## Work to do
Transcribe the material exactly. Images do not belong in the copy.

━━━━━ Dataset content ━━━━━

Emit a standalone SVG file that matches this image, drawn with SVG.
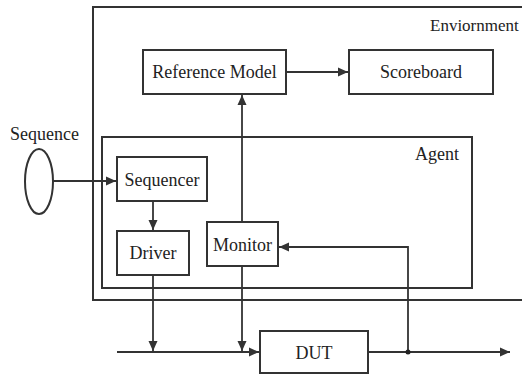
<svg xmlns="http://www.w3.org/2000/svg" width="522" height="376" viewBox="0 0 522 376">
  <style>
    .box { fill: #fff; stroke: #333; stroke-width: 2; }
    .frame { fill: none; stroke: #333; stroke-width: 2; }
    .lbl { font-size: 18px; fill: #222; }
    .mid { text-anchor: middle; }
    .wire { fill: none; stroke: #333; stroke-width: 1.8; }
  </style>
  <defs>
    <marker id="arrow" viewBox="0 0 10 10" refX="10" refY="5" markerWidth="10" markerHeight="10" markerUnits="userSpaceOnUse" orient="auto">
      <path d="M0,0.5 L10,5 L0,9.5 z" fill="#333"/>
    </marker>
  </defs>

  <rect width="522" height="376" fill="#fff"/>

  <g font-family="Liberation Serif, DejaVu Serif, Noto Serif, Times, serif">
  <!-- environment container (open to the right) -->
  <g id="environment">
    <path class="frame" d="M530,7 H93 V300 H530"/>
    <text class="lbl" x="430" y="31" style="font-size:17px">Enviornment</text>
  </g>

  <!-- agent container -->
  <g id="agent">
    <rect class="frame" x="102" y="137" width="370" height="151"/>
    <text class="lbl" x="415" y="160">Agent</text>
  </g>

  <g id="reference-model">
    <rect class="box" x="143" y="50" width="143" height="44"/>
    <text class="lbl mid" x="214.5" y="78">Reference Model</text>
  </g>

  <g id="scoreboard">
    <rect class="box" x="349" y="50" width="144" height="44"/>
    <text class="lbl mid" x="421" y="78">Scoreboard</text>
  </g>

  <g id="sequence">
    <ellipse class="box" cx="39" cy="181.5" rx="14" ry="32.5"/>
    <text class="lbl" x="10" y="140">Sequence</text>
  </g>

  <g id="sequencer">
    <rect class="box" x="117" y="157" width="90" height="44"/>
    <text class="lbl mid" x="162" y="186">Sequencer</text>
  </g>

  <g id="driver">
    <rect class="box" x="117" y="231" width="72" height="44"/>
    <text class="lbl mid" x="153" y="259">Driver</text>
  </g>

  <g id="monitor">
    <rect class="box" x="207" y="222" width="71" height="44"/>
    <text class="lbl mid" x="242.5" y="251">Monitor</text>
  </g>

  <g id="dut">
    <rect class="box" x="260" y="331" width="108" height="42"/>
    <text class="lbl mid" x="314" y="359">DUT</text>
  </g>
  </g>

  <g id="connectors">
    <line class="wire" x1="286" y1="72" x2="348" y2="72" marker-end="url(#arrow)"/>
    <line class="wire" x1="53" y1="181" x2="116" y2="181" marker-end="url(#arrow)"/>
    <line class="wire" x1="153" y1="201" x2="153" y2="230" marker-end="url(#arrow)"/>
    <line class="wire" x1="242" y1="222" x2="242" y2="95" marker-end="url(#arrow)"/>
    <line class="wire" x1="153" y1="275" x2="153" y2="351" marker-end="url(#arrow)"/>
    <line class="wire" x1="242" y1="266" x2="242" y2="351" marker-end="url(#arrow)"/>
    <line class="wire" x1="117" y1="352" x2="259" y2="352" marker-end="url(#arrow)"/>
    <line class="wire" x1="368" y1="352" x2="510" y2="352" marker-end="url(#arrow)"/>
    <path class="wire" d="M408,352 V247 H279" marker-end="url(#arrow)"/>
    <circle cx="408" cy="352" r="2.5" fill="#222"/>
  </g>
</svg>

━━━━━

## Full output
Emit a standalone SVG file that matches this image, drawn with SVG.
<svg xmlns="http://www.w3.org/2000/svg" width="522" height="376" viewBox="0 0 522 376">
  <style>
    .box { fill: #fff; stroke: #333; stroke-width: 2; }
    .frame { fill: none; stroke: #333; stroke-width: 2; }
    .lbl { font-size: 18px; fill: #222; }
    .mid { text-anchor: middle; }
    .wire { fill: none; stroke: #333; stroke-width: 1.8; }
  </style>
  <defs>
    <marker id="arrow" viewBox="0 0 10 10" refX="10" refY="5" markerWidth="10" markerHeight="10" markerUnits="userSpaceOnUse" orient="auto">
      <path d="M0,0.5 L10,5 L0,9.5 z" fill="#333"/>
    </marker>
  </defs>

  <rect width="522" height="376" fill="#fff"/>

  <g font-family="Liberation Serif, DejaVu Serif, Noto Serif, Times, serif">
  <!-- environment container (open to the right) -->
  <g id="environment">
    <path class="frame" d="M530,7 H93 V300 H530"/>
    <text class="lbl" x="430" y="31" style="font-size:17px">Enviornment</text>
  </g>

  <!-- agent container -->
  <g id="agent">
    <rect class="frame" x="102" y="137" width="370" height="151"/>
    <text class="lbl" x="415" y="160">Agent</text>
  </g>

  <g id="reference-model">
    <rect class="box" x="143" y="50" width="143" height="44"/>
    <text class="lbl mid" x="214.5" y="78">Reference Model</text>
  </g>

  <g id="scoreboard">
    <rect class="box" x="349" y="50" width="144" height="44"/>
    <text class="lbl mid" x="421" y="78">Scoreboard</text>
  </g>

  <g id="sequence">
    <ellipse class="box" cx="39" cy="181.5" rx="14" ry="32.5"/>
    <text class="lbl" x="10" y="140">Sequence</text>
  </g>

  <g id="sequencer">
    <rect class="box" x="117" y="157" width="90" height="44"/>
    <text class="lbl mid" x="162" y="186">Sequencer</text>
  </g>

  <g id="driver">
    <rect class="box" x="117" y="231" width="72" height="44"/>
    <text class="lbl mid" x="153" y="259">Driver</text>
  </g>

  <g id="monitor">
    <rect class="box" x="207" y="222" width="71" height="44"/>
    <text class="lbl mid" x="242.5" y="251">Monitor</text>
  </g>

  <g id="dut">
    <rect class="box" x="260" y="331" width="108" height="42"/>
    <text class="lbl mid" x="314" y="359">DUT</text>
  </g>
  </g>

  <g id="connectors">
    <line class="wire" x1="286" y1="72" x2="348" y2="72" marker-end="url(#arrow)"/>
    <line class="wire" x1="53" y1="181" x2="116" y2="181" marker-end="url(#arrow)"/>
    <line class="wire" x1="153" y1="201" x2="153" y2="230" marker-end="url(#arrow)"/>
    <line class="wire" x1="242" y1="222" x2="242" y2="95" marker-end="url(#arrow)"/>
    <line class="wire" x1="153" y1="275" x2="153" y2="351" marker-end="url(#arrow)"/>
    <line class="wire" x1="242" y1="266" x2="242" y2="351" marker-end="url(#arrow)"/>
    <line class="wire" x1="117" y1="352" x2="259" y2="352" marker-end="url(#arrow)"/>
    <line class="wire" x1="368" y1="352" x2="510" y2="352" marker-end="url(#arrow)"/>
    <path class="wire" d="M408,352 V247 H279" marker-end="url(#arrow)"/>
    <circle cx="408" cy="352" r="2.5" fill="#222"/>
  </g>
</svg>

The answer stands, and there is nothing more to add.